** Set task **
Every record that follows must be duplicated exactly, with images left out.

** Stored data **
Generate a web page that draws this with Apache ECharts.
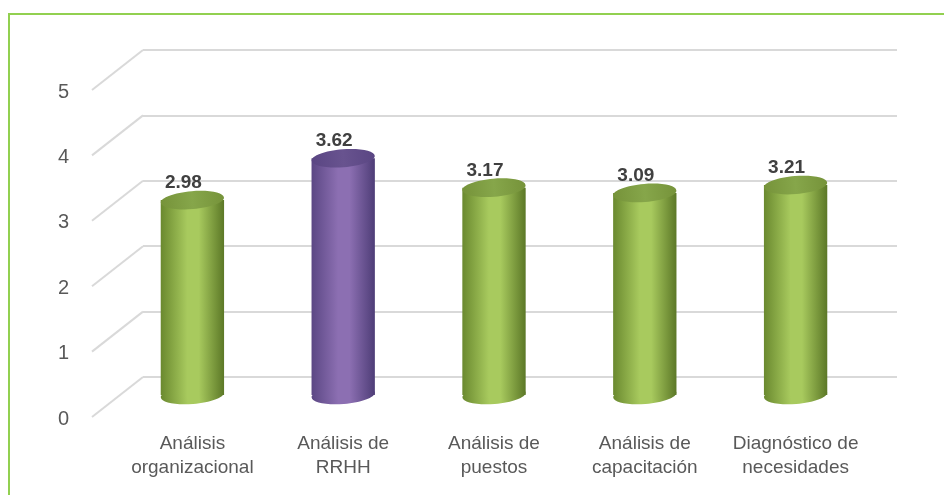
<html>
<head>
    <meta http-equiv="Content-Type" content="text/html; charset=utf-8" />
    <title>Análisis</title>
    <script src="https://cdn.jsdelivr.net/npm/echarts@6/dist/echarts.min.js"></script>
    <style>
        html, body { margin: 0; padding: 0; background: #fff; }
    </style>
</head>
<body>
    <div id="main" style="width:944px;height:495px"></div>

    <script type="text/javascript">
        var categories = ['Análisis\norganizacional', 'Análisis de\nRRHH', 'Análisis de\npuestos', 'Análisis de\ncapacitación', 'Diagnóstico de\nnecesidades'];
        var values = [2.98, 3.62, 3.17, 3.09, 3.21];
        var yTicks = [0, 1, 2, 3, 4, 5];
        var highlight = 1;   // la barra morada

        var green = { left: '#6A892F', mid: '#A8CA5E', right: '#5C7827', top: '#76933A', topMid: '#86A64A' };
        var purple = { left: '#5B4784', mid: '#8C6FB2', right: '#4E3D77', top: '#5A4683', topMid: '#68538F' };

        var barData = [];
        for (var i = 0; i < values.length; i++) {
            barData.push([i, values[i]]);
        }

        function bodyGrad(c) {
            return new echarts.graphic.LinearGradient(0, 0, 1, 0, [
                { offset: 0, color: c.left },
                { offset: 0.42, color: c.mid },
                { offset: 0.6, color: c.mid },
                { offset: 1, color: c.right }
            ]);
        }

        function renderCylinder(params, api) {
            var idx = api.value(0);
            var top = api.coord([idx, api.value(1)]);
            var base = api.coord([idx, 0]);
            var bw = api.size([1, 0])[0] * 0.42;
            var rx = bw / 2, ry = 9;
            var c = idx === highlight ? purple : green;
            var tilt = 0.08;
            return {
                type: 'group',
                children: [
                    {
                        type: 'ellipse',
                        shape: { cx: base[0], cy: base[1], rx: rx, ry: ry },
                        rotation: tilt, originX: base[0], originY: base[1],
                        style: { fill: bodyGrad(c) }
                    },
                    {
                        type: 'rect',
                        shape: { x: base[0] - rx, y: top[1], width: bw, height: base[1] - top[1] },
                        style: { fill: bodyGrad(c) }
                    },
                    {
                        type: 'ellipse',
                        shape: { cx: top[0], cy: top[1], rx: rx, ry: ry },
                        rotation: tilt, originX: top[0], originY: top[1],
                        style: {
                            fill: new echarts.graphic.LinearGradient(0, 0, 1, 0, [
                                { offset: 0, color: c.top },
                                { offset: 0.5, color: c.topMid },
                                { offset: 1, color: c.top }
                            ])
                        }
                    },
                    {
                        type: 'text',
                        x: top[0] - 9,
                        y: top[1] - 17,
                        style: {
                            text: api.value(1).toFixed(2),
                            fill: '#404040',
                            font: 'bold 19px "Liberation Sans", Arial, sans-serif',
                            align: 'center',
                            verticalAlign: 'middle'
                        }
                    }
                ]
            };
        }

        // lineas diagonales del piso lateral
        function renderDiag(params, api) {
            var p = api.coord([0, api.value(0)]);
            var x0 = params.coordSys.x;
            return {
                type: 'line',
                shape: { x1: x0, y1: p[1], x2: x0 - 51, y2: p[1] + 40 },
                style: { stroke: '#D9D9D9', lineWidth: 2 }
            };
        }

        var yBase = { type: 'value', min: 0, max: 5, interval: 1 };

        var option = {
            animation: false,
            backgroundColor: '#fff',
            textStyle: { fontFamily: '"Liberation Sans", Arial, sans-serif' },
            graphic: [{
                type: 'rect',
                shape: { x: 9, y: 14, width: 960, height: 520 },
                style: { fill: 'none', stroke: '#92D050', lineWidth: 2 },
                silent: true
            }],
            grid: [
                { left: 143, right: 47, top: 50, bottom: 118 },
                { left: 117, right: 73, top: 68, bottom: 100 },
                { left: 92, right: 98, top: 92, bottom: 76 }
            ],
            xAxis: [
                { type: 'category', gridIndex: 0, data: categories, show: false },
                {
                    type: 'category', gridIndex: 1, data: categories,
                    axisLine: { show: false }, axisTick: { show: false },
                    axisLabel: { color: '#595959', fontSize: 19, lineHeight: 24, margin: 37, interval: 0 }
                },
                { type: 'category', gridIndex: 2, data: categories, show: false }
            ],
            yAxis: [
                Object.assign({ gridIndex: 0, axisLabel: { show: false }, axisLine: { show: false }, axisTick: { show: false },
                    splitLine: { lineStyle: { color: '#D9D9D9', width: 2 } } }, yBase),
                Object.assign({ gridIndex: 1, show: false, splitLine: { show: false } }, yBase),
                Object.assign({ gridIndex: 2, axisLine: { show: false }, axisTick: { show: false }, splitLine: { show: false },
                    axisLabel: { color: '#595959', fontSize: 20, margin: 23 } }, yBase)
            ],
            series: [
                {
                    type: 'custom',
                    xAxisIndex: 0, yAxisIndex: 0,
                    renderItem: renderDiag,
                    data: yTicks,
                    z: 1,
                    silent: true
                },
                {
                    type: 'custom',
                    xAxisIndex: 1, yAxisIndex: 1,
                    renderItem: renderCylinder,
                    encode: { x: 0, y: 1 },
                    data: barData,
                    z: 5
                }
            ]
        };

        var myChart = echarts.init(document.getElementById('main'));
        myChart.setOption(option);
    </script>
</body>
</html>
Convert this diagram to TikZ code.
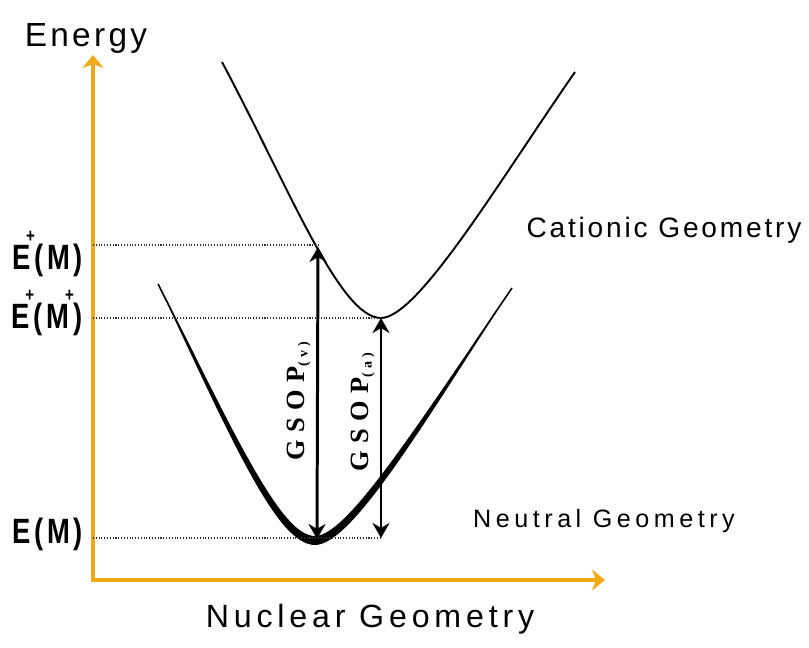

** Answer to the problem **
Generate a web page that draws this with Apache ECharts.
<html>
<head>
    <meta http-equiv="Content-Type" content="text/html; charset=utf-8" />
    <title>Análisis</title>
    <script src="https://cdn.jsdelivr.net/npm/echarts@6/dist/echarts.min.js"></script>
    <style>
        html, body { margin: 0; padding: 0; background: #fff; }
    </style>
</head>
<body>
    <div id="main" style="width:944px;height:495px"></div>

    <script type="text/javascript">
        var categories = ['Análisis\norganizacional', 'Análisis de\nRRHH', 'Análisis de\npuestos', 'Análisis de\ncapacitación', 'Diagnóstico de\nnecesidades'];
        var values = [2.98, 3.62, 3.17, 3.09, 3.21];
        var yTicks = [0, 1, 2, 3, 4, 5];
        var highlight = 1;   // la barra morada

        var green = { left: '#6A892F', mid: '#A8CA5E', right: '#5C7827', top: '#76933A', topMid: '#86A64A' };
        var purple = { left: '#5B4784', mid: '#8C6FB2', right: '#4E3D77', top: '#5A4683', topMid: '#68538F' };

        var barData = [];
        for (var i = 0; i < values.length; i++) {
            barData.push([i, values[i]]);
        }

        function bodyGrad(c) {
            return new echarts.graphic.LinearGradient(0, 0, 1, 0, [
                { offset: 0, color: c.left },
                { offset: 0.42, color: c.mid },
                { offset: 0.6, color: c.mid },
                { offset: 1, color: c.right }
            ]);
        }

        function renderCylinder(params, api) {
            var idx = api.value(0);
            var top = api.coord([idx, api.value(1)]);
            var base = api.coord([idx, 0]);
            var bw = api.size([1, 0])[0] * 0.42;
            var rx = bw / 2, ry = 9;
            var c = idx === highlight ? purple : green;
            var tilt = 0.08;
            return {
                type: 'group',
                children: [
                    {
                        type: 'ellipse',
                        shape: { cx: base[0], cy: base[1], rx: rx, ry: ry },
                        rotation: tilt, originX: base[0], originY: base[1],
                        style: { fill: bodyGrad(c) }
                    },
                    {
                        type: 'rect',
                        shape: { x: base[0] - rx, y: top[1], width: bw, height: base[1] - top[1] },
                        style: { fill: bodyGrad(c) }
                    },
                    {
                        type: 'ellipse',
                        shape: { cx: top[0], cy: top[1], rx: rx, ry: ry },
                        rotation: tilt, originX: top[0], originY: top[1],
                        style: {
                            fill: new echarts.graphic.LinearGradient(0, 0, 1, 0, [
                                { offset: 0, color: c.top },
                                { offset: 0.5, color: c.topMid },
                                { offset: 1, color: c.top }
                            ])
                        }
                    },
                    {
                        type: 'text',
                        x: top[0] - 9,
                        y: top[1] - 17,
                        style: {
                            text: api.value(1).toFixed(2),
                            fill: '#404040',
                            font: 'bold 19px "Liberation Sans", Arial, sans-serif',
                            align: 'center',
                            verticalAlign: 'middle'
                        }
                    }
                ]
            };
        }

        // lineas diagonales del piso lateral
        function renderDiag(params, api) {
            var p = api.coord([0, api.value(0)]);
            var x0 = params.coordSys.x;
            return {
                type: 'line',
                shape: { x1: x0, y1: p[1], x2: x0 - 51, y2: p[1] + 40 },
                style: { stroke: '#D9D9D9', lineWidth: 2 }
            };
        }

        var yBase = { type: 'value', min: 0, max: 5, interval: 1 };

        var option = {
            animation: false,
            backgroundColor: '#fff',
            textStyle: { fontFamily: '"Liberation Sans", Arial, sans-serif' },
            graphic: [{
                type: 'rect',
                shape: { x: 9, y: 14, width: 960, height: 520 },
                style: { fill: 'none', stroke: '#92D050', lineWidth: 2 },
                silent: true
            }],
            grid: [
                { left: 143, right: 47, top: 50, bottom: 118 },
                { left: 117, right: 73, top: 68, bottom: 100 },
                { left: 92, right: 98, top: 92, bottom: 76 }
            ],
            xAxis: [
                { type: 'category', gridIndex: 0, data: categories, show: false },
                {
                    type: 'category', gridIndex: 1, data: categories,
                    axisLine: { show: false }, axisTick: { show: false },
                    axisLabel: { color: '#595959', fontSize: 19, lineHeight: 24, margin: 37, interval: 0 }
                },
                { type: 'category', gridIndex: 2, data: categories, show: false }
            ],
            yAxis: [
                Object.assign({ gridIndex: 0, axisLabel: { show: false }, axisLine: { show: false }, axisTick: { show: false },
                    splitLine: { lineStyle: { color: '#D9D9D9', width: 2 } } }, yBase),
                Object.assign({ gridIndex: 1, show: false, splitLine: { show: false } }, yBase),
                Object.assign({ gridIndex: 2, axisLine: { show: false }, axisTick: { show: false }, splitLine: { show: false },
                    axisLabel: { color: '#595959', fontSize: 20, margin: 23 } }, yBase)
            ],
            series: [
                {
                    type: 'custom',
                    xAxisIndex: 0, yAxisIndex: 0,
                    renderItem: renderDiag,
                    data: yTicks,
                    z: 1,
                    silent: true
                },
                {
                    type: 'custom',
                    xAxisIndex: 1, yAxisIndex: 1,
                    renderItem: renderCylinder,
                    encode: { x: 0, y: 1 },
                    data: barData,
                    z: 5
                }
            ]
        };

        var myChart = echarts.init(document.getElementById('main'));
        myChart.setOption(option);
    </script>
</body>
</html>
Convert this diagram to TikZ code.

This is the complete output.